* [What the task requires]: Reproduce all the material exactly, minus any pictures it holds.

* [Data]:
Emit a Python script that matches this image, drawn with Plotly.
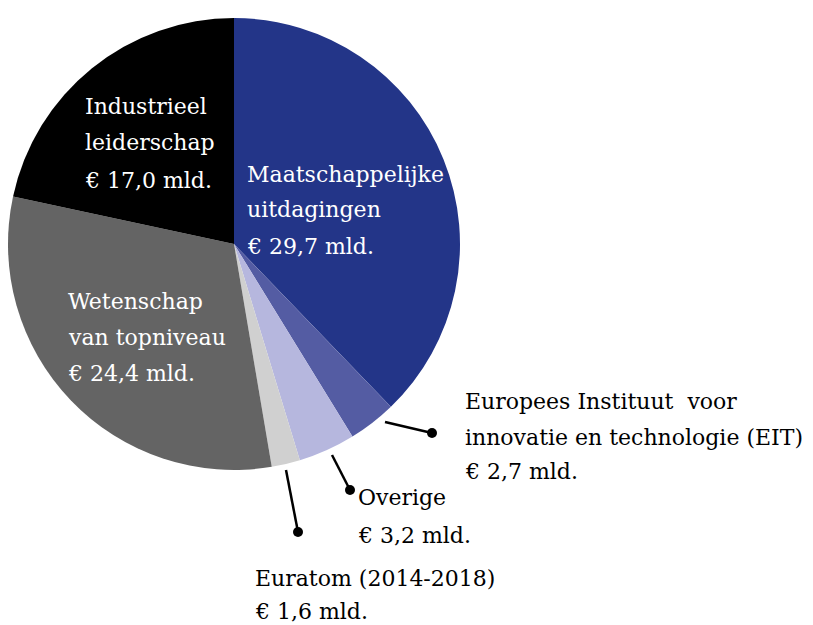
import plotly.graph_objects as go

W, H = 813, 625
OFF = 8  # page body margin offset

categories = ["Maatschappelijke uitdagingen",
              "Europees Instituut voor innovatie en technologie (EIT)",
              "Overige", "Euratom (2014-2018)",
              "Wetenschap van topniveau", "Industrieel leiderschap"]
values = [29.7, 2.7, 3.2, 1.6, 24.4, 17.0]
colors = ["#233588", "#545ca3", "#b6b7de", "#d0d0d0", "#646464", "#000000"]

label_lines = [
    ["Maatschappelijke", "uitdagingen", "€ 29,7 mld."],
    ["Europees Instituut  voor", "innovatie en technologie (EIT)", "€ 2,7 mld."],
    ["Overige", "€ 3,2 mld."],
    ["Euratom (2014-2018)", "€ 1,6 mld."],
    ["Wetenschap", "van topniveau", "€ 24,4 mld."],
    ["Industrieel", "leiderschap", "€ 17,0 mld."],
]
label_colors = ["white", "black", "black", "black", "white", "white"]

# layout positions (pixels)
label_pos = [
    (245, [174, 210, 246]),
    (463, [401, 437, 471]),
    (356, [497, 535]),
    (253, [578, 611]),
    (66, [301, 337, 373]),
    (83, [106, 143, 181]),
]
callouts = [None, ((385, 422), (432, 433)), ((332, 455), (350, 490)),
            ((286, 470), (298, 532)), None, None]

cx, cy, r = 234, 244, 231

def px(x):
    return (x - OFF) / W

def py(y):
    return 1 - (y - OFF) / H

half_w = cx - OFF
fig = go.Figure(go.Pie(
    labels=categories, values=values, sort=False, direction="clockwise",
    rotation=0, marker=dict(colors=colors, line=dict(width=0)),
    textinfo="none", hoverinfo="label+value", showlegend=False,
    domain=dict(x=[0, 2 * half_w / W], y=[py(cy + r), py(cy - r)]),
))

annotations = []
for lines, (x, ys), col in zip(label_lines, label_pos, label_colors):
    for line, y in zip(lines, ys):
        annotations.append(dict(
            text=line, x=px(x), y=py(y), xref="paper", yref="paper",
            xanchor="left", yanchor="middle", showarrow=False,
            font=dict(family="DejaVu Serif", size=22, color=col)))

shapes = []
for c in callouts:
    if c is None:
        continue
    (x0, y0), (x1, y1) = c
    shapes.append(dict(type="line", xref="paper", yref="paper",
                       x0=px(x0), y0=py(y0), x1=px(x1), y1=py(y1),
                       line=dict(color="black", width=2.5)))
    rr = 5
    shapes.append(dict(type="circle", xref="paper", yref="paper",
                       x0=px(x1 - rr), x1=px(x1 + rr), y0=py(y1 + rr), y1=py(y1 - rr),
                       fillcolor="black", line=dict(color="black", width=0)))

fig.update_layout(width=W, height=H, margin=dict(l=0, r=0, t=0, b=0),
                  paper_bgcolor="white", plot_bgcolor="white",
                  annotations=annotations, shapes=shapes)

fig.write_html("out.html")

* [Solution]:
Emit a Python script that matches this image, drawn with Plotly.
import plotly.graph_objects as go

W, H = 813, 625
OFF = 8  # page body margin offset

categories = ["Maatschappelijke uitdagingen",
              "Europees Instituut voor innovatie en technologie (EIT)",
              "Overige", "Euratom (2014-2018)",
              "Wetenschap van topniveau", "Industrieel leiderschap"]
values = [29.7, 2.7, 3.2, 1.6, 24.4, 17.0]
colors = ["#233588", "#545ca3", "#b6b7de", "#d0d0d0", "#646464", "#000000"]

label_lines = [
    ["Maatschappelijke", "uitdagingen", "€ 29,7 mld."],
    ["Europees Instituut  voor", "innovatie en technologie (EIT)", "€ 2,7 mld."],
    ["Overige", "€ 3,2 mld."],
    ["Euratom (2014-2018)", "€ 1,6 mld."],
    ["Wetenschap", "van topniveau", "€ 24,4 mld."],
    ["Industrieel", "leiderschap", "€ 17,0 mld."],
]
label_colors = ["white", "black", "black", "black", "white", "white"]

# layout positions (pixels)
label_pos = [
    (245, [174, 210, 246]),
    (463, [401, 437, 471]),
    (356, [497, 535]),
    (253, [578, 611]),
    (66, [301, 337, 373]),
    (83, [106, 143, 181]),
]
callouts = [None, ((385, 422), (432, 433)), ((332, 455), (350, 490)),
            ((286, 470), (298, 532)), None, None]

cx, cy, r = 234, 244, 231

def px(x):
    return (x - OFF) / W

def py(y):
    return 1 - (y - OFF) / H

half_w = cx - OFF
fig = go.Figure(go.Pie(
    labels=categories, values=values, sort=False, direction="clockwise",
    rotation=0, marker=dict(colors=colors, line=dict(width=0)),
    textinfo="none", hoverinfo="label+value", showlegend=False,
    domain=dict(x=[0, 2 * half_w / W], y=[py(cy + r), py(cy - r)]),
))

annotations = []
for lines, (x, ys), col in zip(label_lines, label_pos, label_colors):
    for line, y in zip(lines, ys):
        annotations.append(dict(
            text=line, x=px(x), y=py(y), xref="paper", yref="paper",
            xanchor="left", yanchor="middle", showarrow=False,
            font=dict(family="DejaVu Serif", size=22, color=col)))

shapes = []
for c in callouts:
    if c is None:
        continue
    (x0, y0), (x1, y1) = c
    shapes.append(dict(type="line", xref="paper", yref="paper",
                       x0=px(x0), y0=py(y0), x1=px(x1), y1=py(y1),
                       line=dict(color="black", width=2.5)))
    rr = 5
    shapes.append(dict(type="circle", xref="paper", yref="paper",
                       x0=px(x1 - rr), x1=px(x1 + rr), y0=py(y1 + rr), y1=py(y1 - rr),
                       fillcolor="black", line=dict(color="black", width=0)))

fig.update_layout(width=W, height=H, margin=dict(l=0, r=0, t=0, b=0),
                  paper_bgcolor="white", plot_bgcolor="white",
                  annotations=annotations, shapes=shapes)

fig.write_html("out.html")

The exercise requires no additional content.